# Woman trashes store over EBT card



## LastOutlaw (Jun 1, 2013)




----------



## Grimm (Sep 5, 2012)

LastOutlaw said:


>


Could you at least post the article? I don't click unknown links.


----------



## Caribou (Aug 18, 2012)

That is one crazy woman.


----------



## weedygarden (Apr 27, 2011)

This will be what we will see when SHTF. You know the world owes people like this. (NOT)

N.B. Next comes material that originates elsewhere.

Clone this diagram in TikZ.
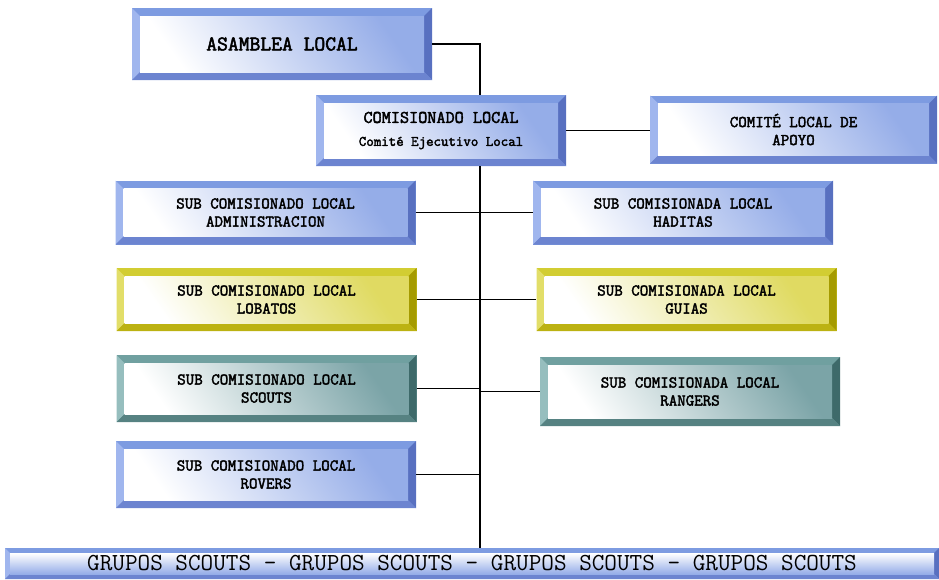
\documentclass[tikz,border=0pt]{standalone}
\usepackage{fontspec}
\newfontfamily\boxfont{Latin Modern Mono}[AutoFakeBold=2.4]
\usepackage{tikz}

\definecolor{bluetop}{RGB}{125,155,225}
\definecolor{blueleft}{RGB}{160,182,238}
\definecolor{blueright}{RGB}{88,112,192}
\definecolor{bluebot}{RGB}{108,132,208}
\definecolor{bluein}{RGB}{130,158,228}
\definecolor{yelltop}{RGB}{210,205,50}
\definecolor{yellleft}{RGB}{226,222,105}
\definecolor{yellright}{RGB}{165,155,0}
\definecolor{yellbot}{RGB}{188,178,18}
\definecolor{yellin}{RGB}{218,212,70}
\definecolor{tealtop}{RGB}{112,160,160}
\definecolor{tealleft}{RGB}{150,190,190}
\definecolor{tealright}{RGB}{62,106,106}
\definecolor{tealbot}{RGB}{86,130,130}
\definecolor{tealin}{RGB}{100,148,152}

\newcommand{\bevw}{8pt}
\newcommand{\bevang}{-55}

\tikzset{
  bevel/.style={rectangle, inner sep=0pt, align=center, fill=#1top,
    path picture={
      \fill[#1left] (path picture bounding box.north west) -- (path picture bounding box.south west)
        -- ([xshift=\bevw,yshift=\bevw]path picture bounding box.south west)
        -- ([xshift=\bevw,yshift=-\bevw]path picture bounding box.north west) -- cycle;
      \fill[#1right] (path picture bounding box.north east) -- (path picture bounding box.south east)
        -- ([xshift=-\bevw,yshift=\bevw]path picture bounding box.south east)
        -- ([xshift=-\bevw,yshift=-\bevw]path picture bounding box.north east) -- cycle;
      \fill[#1bot] (path picture bounding box.south west) -- (path picture bounding box.south east)
        -- ([xshift=-\bevw,yshift=\bevw]path picture bounding box.south east)
        -- ([xshift=\bevw,yshift=\bevw]path picture bounding box.south west) -- cycle;
      \shade[top color=#1in!85, middle color=white, bottom color=white, shading angle=\bevang]
        ([xshift=\bevw,yshift=-\bevw]path picture bounding box.north west)
        rectangle ([xshift=-\bevw,yshift=\bevw]path picture bounding box.south east);
    }},
  thinbevel/.code={\renewcommand{\bevw}{5pt}\renewcommand{\bevang}{180}}
}

\begin{document}
\begin{tikzpicture}[x=1pt,y=-1pt]

\tikzstyle{bluebox}=[bevel=blue, minimum width=300pt, minimum height=64pt, font=\boxfont\bfseries\fontsize{16.5}{18}\selectfont]
\tikzstyle{yellbox}=[bevel=yell, minimum width=300pt, minimum height=63pt, font=\boxfont\bfseries\fontsize{16.5}{18}\selectfont]
\tikzstyle{tealbox}=[bevel=teal, minimum width=300pt, minimum height=67pt, font=\boxfont\bfseries\fontsize{16.5}{18}\selectfont]
\tikzstyle{link}=[draw=black, line width=1.3pt]

\useasboundingbox (0,0) rectangle (939,579);

\node[bluebox, minimum height=72pt, font=\boxfont\bfseries\fontsize{21}{22}\selectfont] (asamblea) at (282,44) {ASAMBLEA LOCAL};
\node[bluebox, minimum width=250pt, minimum height=71pt, font=\boxfont\bfseries\fontsize{17.7}{23}\selectfont] (comisionado) at (441,130.5)
  {COMISIONADO LOCAL\\{\fontsize{14.5}{23}\selectfont Comité Ejecutivo Local}};
\node[bluebox, minimum width=287pt, minimum height=68pt] (apoyo) at (793.5,129.5) {COMITÉ LOCAL DE\\APOYO};

\node[bluebox] (admin) at (265.5,212.5) {SUB COMISIONADO LOCAL\\ADMINISTRACION};
\node[bluebox] (haditas) at (683,212.5) {SUB COMISIONADA LOCAL\\HADITAS};
\node[yellbox] (lobatos) at (266.5,299.5) {SUB COMISIONADO LOCAL\\LOBATOS};
\node[yellbox] (guias) at (686.5,299.5) {SUB COMISIONADA LOCAL\\GUIAS};
\node[tealbox] (scouts) at (266.5,388.5) {SUB COMISIONADO LOCAL\\SCOUTS};
\node[tealbox, minimum height=69pt] (rangers) at (690,391.5) {SUB COMISIONADA LOCAL\\RANGERS};
\node[bluebox, minimum height=67pt] (rovers) at (266,474.5) {SUB COMISIONADO LOCAL\\ROVERS};

\node[bluebox, thinbevel, minimum width=934pt, minimum height=31pt, font=\boxfont\fontsize{24.5}{26}\selectfont] (grupos) at (472,563.5)
  {GRUPOS SCOUTS - GRUPOS SCOUTS - GRUPOS SCOUTS - GRUPOS SCOUTS};

\coordinate (trunk) at (480,0);

\draw[link] (asamblea.east) -| (comisionado.north -| trunk);
\draw[link] (comisionado.east) -- (comisionado.east -| apoyo.west);
\draw[link] (comisionado.south -| trunk) -- (grupos.north -| trunk);
\draw[link] (admin.east) -- (haditas.west);
\draw[link] (lobatos.east) -- (guias.west);
\draw[link] (scouts.east) -- (scouts.east -| trunk);
\draw[link] (rangers.west) -- (rangers.west -| trunk);
\draw[link] (rovers.east) -- (rovers.east -| trunk);
\end{tikzpicture}
\end{document}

I wonder if people like her have ever done anything productive in life?


----------



## CrackbottomLouis (May 20, 2012)

Wow. Just wow. Imagine how pissed a hundred of them with no ebt would be.


----------



## hiwall (Jun 15, 2012)

> A large woman destroyed a convenience store after having her food stamp benefits card declined, according to a video uploaded to Live Leak Thursday.
> 
> "Call the police, call the police," the unnamed woman says repeatedly in the video as she lumbers around the store causing havoc. "Call the police. Do your job, do your job."
> 
> ...


http://dailycaller.com/2016/06/03/woman-goes-berzerk-when-store-declines-her-food-stamps-video/


----------



## UncleJoe (Jan 11, 2009)

Only problem is that this video was posted a year ago with a different title and now it's spreading like wildfire under the new name.

Exact same video but look at the title. People are playing games.


----------



## tmttactical (Nov 23, 2015)

LastOutlaw said:


>


She should have been arrested not just pushed out the door. She will go home a brag about how she showed them.


----------